Tokyo office supply expected to dip below 2025 levels in 2026
Tight vacancy and limited supply will support the city’s office rental momentum.
The C5W Tokyo office market continues to demonstrate strong underlying momentum, with both Grade A and large-scale Grade B rents in Q1 2026 surpassing their previous 2020 peak levels, according to Savills.
In its latest outlook, Savills noted that vacancy rates remain exceptionally tight, with some wards approaching pre-pandemic lows. This reflects sustained occupier demand alongside limited availability, particularly for large floorplate requirements, which are increasingly difficult to secure within core districts.

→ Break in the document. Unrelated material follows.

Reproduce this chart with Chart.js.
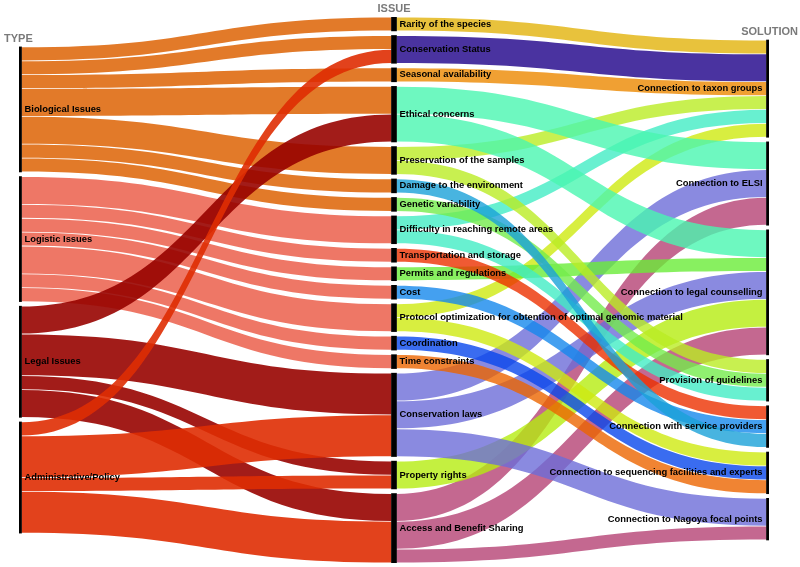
<!DOCTYPE html>
<html>
<head>
<meta charset="utf-8">
<script src="https://cdn.jsdelivr.net/npm/chart.js@4.4.1/dist/chart.umd.min.js"></script>
<style>
html, body { margin: 0; padding: 0; background: #fff; }
#wrap { width: 800px; height: 567px; position: relative; }
</style>
</head>
<body>
<div id="wrap"><canvas id="sankey"></canvas></div>
<script>
// column headers
var columnTitles = ['TYPE', 'ISSUE', 'SOLUTION'];

var types = ['Biological Issues', 'Logistic Issues', 'Legal Issues', 'Administrative/Policy'];

var issues = ['Rarity of the species', 'Conservation Status', 'Seasonal availability', 'Ethical concerns',
	'Preservation of the samples', 'Damage to the environment', 'Genetic variability',
	'Difficulty in reaching remote areas', 'Transportation and storage', 'Permits and regulations', 'Cost',
	'Protocol optimization for obtention of optimal genomic material', 'Coordination', 'Time constraints',
	'Conservation laws', 'Property rights', 'Access and Benefit Sharing'];

var solutions = ['Connection to taxon groups', 'Connection to ELSI', 'Connection to legal counselling',
	'Provision of guidelines', 'Connection with service providers',
	'Connection to sequencing facilities and experts', 'Connection to Nagoya focal points'];

// type -> issue [from, to, value]
var typeToIssue = [
	['Biological Issues', 'Rarity of the species', 1],
	['Biological Issues', 'Conservation Status', 1],
	['Biological Issues', 'Seasonal availability', 1],
	['Biological Issues', 'Ethical concerns', 2],
	['Biological Issues', 'Preservation of the samples', 2],
	['Biological Issues', 'Damage to the environment', 1],
	['Biological Issues', 'Genetic variability', 1],
	['Logistic Issues', 'Difficulty in reaching remote areas', 2],
	['Logistic Issues', 'Transportation and storage', 1],
	['Logistic Issues', 'Permits and regulations', 1],
	['Logistic Issues', 'Cost', 1],
	['Logistic Issues', 'Protocol optimization for obtention of optimal genomic material', 2],
	['Logistic Issues', 'Coordination', 1],
	['Logistic Issues', 'Time constraints', 1],
	['Legal Issues', 'Ethical concerns', 2],
	['Legal Issues', 'Conservation laws', 3],
	['Legal Issues', 'Property rights', 1],
	['Legal Issues', 'Access and Benefit Sharing', 2],
	['Administrative/Policy', 'Conservation Status', 1],
	['Administrative/Policy', 'Conservation laws', 3],
	['Administrative/Policy', 'Property rights', 1],
	['Administrative/Policy', 'Access and Benefit Sharing', 3]
];

// issue -> solution [from, to, value], listed in the order they stack on the solution
var issueToSolution = [
	['Rarity of the species', 'Connection to taxon groups', 1],
	['Conservation Status', 'Connection to taxon groups', 2],
	['Seasonal availability', 'Connection to taxon groups', 1],
	['Preservation of the samples', 'Connection to taxon groups', 1],
	['Difficulty in reaching remote areas', 'Connection to taxon groups', 1],
	['Protocol optimization for obtention of optimal genomic material', 'Connection to taxon groups', 1],
	['Ethical concerns', 'Connection to ELSI', 2],
	['Conservation laws', 'Connection to ELSI', 2],
	['Access and Benefit Sharing', 'Connection to ELSI', 2],
	['Ethical concerns', 'Connection to legal counselling', 2],
	['Permits and regulations', 'Connection to legal counselling', 1],
	['Conservation laws', 'Connection to legal counselling', 2],
	['Property rights', 'Connection to legal counselling', 2],
	['Access and Benefit Sharing', 'Connection to legal counselling', 2],
	['Preservation of the samples', 'Provision of guidelines', 1],
	['Genetic variability', 'Provision of guidelines', 1],
	['Difficulty in reaching remote areas', 'Provision of guidelines', 1],
	['Transportation and storage', 'Connection with service providers', 1],
	['Cost', 'Connection with service providers', 1],
	['Damage to the environment', 'Connection with service providers', 1],
	['Protocol optimization for obtention of optimal genomic material', 'Connection to sequencing facilities and experts', 1],
	['Coordination', 'Connection to sequencing facilities and experts', 1],
	['Time constraints', 'Connection to sequencing facilities and experts', 1],
	['Conservation laws', 'Connection to Nagoya focal points', 2],
	['Access and Benefit Sharing', 'Connection to Nagoya focal points', 1]
];

// colours as they look on white
var typeColors = ['#e27b2a', '#ee7766', '#a21c12', '#e2431c'];
var issueColors = ['#e8c23c', '#4a32a0', '#f0a030', '#6ef8c0', '#c8f050', '#48b4e0', '#90f070', '#68f0d0',
	'#f05a1a', '#88f060', '#44a0f0', '#d8ee40', '#3a6cf0', '#f08424', '#8a8ae0', '#c4f040', '#c46890'];

var GAP = 0.331;   // gap between nodes, in value units
var BAR = 5;       // node bar width px

function withAlpha(hex, a) {
	var r = parseInt(hex.substr(1, 2), 16), g = parseInt(hex.substr(3, 2), 16), b = parseInt(hex.substr(5, 2), 16);
	var f = function(v){ return Math.max(0, Math.min(255, Math.round((v - (1 - a) * 255) / a))); };
	return 'rgba(' + f(r) + ',' + f(g) + ',' + f(b) + ',' + a + ')';
}

// build nodes
var columns = [types, issues, solutions];
var nodes = columns.map(function(names, c){
	return names.map(function(n, i){ return {name: n, col: c, idx: i, inV: 0, outV: 0}; });
});
function findNode(c, name){
	for (var i in nodes[c]) if (nodes[c][i].name == name) return nodes[c][i];
}
var flows = [];
typeToIssue.forEach(function(f){
	flows.push({s: findNode(0, f[0]), t: findNode(1, f[1]), value: f[2], color: typeColors[types.indexOf(f[0])], alpha: 0.9});
});
issueToSolution.forEach(function(f){
	flows.push({s: findNode(1, f[0]), t: findNode(2, f[1]), value: f[2], color: issueColors[issues.indexOf(f[0])], alpha: 0.8});
});
flows.forEach(function(f){ f.s.outV += f.value; f.t.inV += f.value; });

var colTotals = nodes.map(function(col){
	var s = 0;
	col.forEach(function(n){ n.value = Math.max(n.inV, n.outV); s += n.value; });
	return s + (col.length - 1) * GAP;
});
var maxTotal = Math.max.apply(null, colTotals);
nodes.forEach(function(col, c){
	var y = (maxTotal - colTotals[c]) / 2;
	col.forEach(function(n){
		n.y0 = y; n.y1 = y + n.value; y = n.y1 + GAP;
		n.outOff = n.y0; n.inOff = n.y0;
	});
});
// source side: sorted by target position
flows.slice().sort(function(a, b){ return a.t.col - b.t.col || a.t.idx - b.t.idx; }).forEach(function(f){
	f.sy0 = f.s.outOff; f.s.outOff += f.value; f.sy1 = f.s.outOff;
});
// target side: data order
flows.forEach(function(f){
	f.ty0 = f.t.inOff; f.t.inOff += f.value; f.ty1 = f.t.inOff;
});

var nodeBars = [];
nodes.forEach(function(col){
	col.forEach(function(n){ nodeBars.push({x: n.col, y: [n.y0, n.y1]}); });
});

var sankeyPlugin = {
	id: 'sankeyLinks',
	beforeDatasetsDraw: function(chart){
		var ctx = chart.ctx, xs = chart.scales.x, ys = chart.scales.y;
		ctx.save();
		flows.forEach(function(f){
			var x0 = xs.getPixelForValue(f.s.col) + BAR / 2;
			var x1 = xs.getPixelForValue(f.t.col) - BAR / 2;
			var xm = (x0 + x1) / 2;
			var a0 = ys.getPixelForValue(f.sy0) + 0.4, a1 = ys.getPixelForValue(f.sy1) - 0.4;
			var b0 = ys.getPixelForValue(f.ty0) + 0.4, b1 = ys.getPixelForValue(f.ty1) - 0.4;
			ctx.beginPath();
			ctx.moveTo(x0, a0);
			ctx.bezierCurveTo(xm, a0, xm, b0, x1, b0);
			ctx.lineTo(x1, b1);
			ctx.bezierCurveTo(xm, b1, xm, a1, x0, a1);
			ctx.closePath();
			ctx.fillStyle = withAlpha(f.color, f.alpha);
			ctx.fill();
		});
		ctx.restore();
	},
	afterDatasetsDraw: function(chart){
		var ctx = chart.ctx, xs = chart.scales.x, ys = chart.scales.y;
		ctx.save();
		ctx.textBaseline = 'middle';
		ctx.fillStyle = '#000';
		ctx.font = 'bold 9.4px "Liberation Sans", Arial, sans-serif';
		nodes.forEach(function(col, c){
			col.forEach(function(n){
				var yc = ys.getPixelForValue((n.y0 + n.y1) / 2);
				var xp = xs.getPixelForValue(c);
				if (c == 2) {
					ctx.textAlign = 'right';
					ctx.fillText(n.name, xp - BAR / 2 - 4, yc);
				} else {
					ctx.textAlign = 'left';
					ctx.fillText(n.name, xp + BAR / 2 + 3, yc);
				}
			});
		});
		// headers
		ctx.fillStyle = '#7a7a7a';
		ctx.font = 'bold 11px "Liberation Sans", Arial, sans-serif';
		columnTitles.forEach(function(t, c){
			var top = ys.getPixelForValue(nodes[c][0].y0) - 8;
			var xp = xs.getPixelForValue(c);
			if (c == 0) { ctx.textAlign = 'left'; ctx.fillText(t, xp - 15, top); }
			else if (c == 1) { ctx.textAlign = 'center'; ctx.fillText(t, xp, top); }
			else { ctx.textAlign = 'right'; ctx.fillText(t, xp + 29, top); }
		});
		ctx.restore();
	}
};

var chart = new Chart(document.getElementById('sankey'), {
	type: 'bar',
	data: {
		datasets: [{
			label: 'nodes',
			data: nodeBars,
			backgroundColor: '#000',
			barThickness: BAR,
			borderWidth: 0
		}]
	},
	options: {
		responsive: true,
		maintainAspectRatio: false,
		animation: false,
		layout: { padding: { left: 19, right: 31, top: 17, bottom: 4 } },
		scales: {
			x: { type: 'linear', min: 0, max: 2, offset: false, display: false },
			y: { type: 'linear', min: 0, max: maxTotal, reverse: true, display: false }
		},
		plugins: { legend: { display: false }, tooltip: { enabled: false } }
	},
	plugins: [sankeyPlugin]
});
</script>
</body>
</html>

New office supply in 2026 is expected to fall slightly below 2025 levels, with further declines projected in 2027 and 2028. At the same time, elevated construction and land costs are likely to delay or even cancel some planned developments, further constraining future supply.
Strong pre-leasing activity has already been recorded at major projects such as TOFROM YAESU TOWER, underscoring robust demand for high-quality, large-scale office space, according to Savills. This is expected to support continued tightness in the market, while pushing some tenants unable to secure core space to consider alternatives such as the Tokyo Bay Area.
Looking ahead, Savills said the positive trajectory of the Tokyo office market is expected to continue through 2026. Strong corporate profitability, expansion-driven demand and constrained new supply are likely to keep conditions tight, while the growing adoption of inflation-linked leases may further support rental growth in an environment where inflation remains persistent in Japan.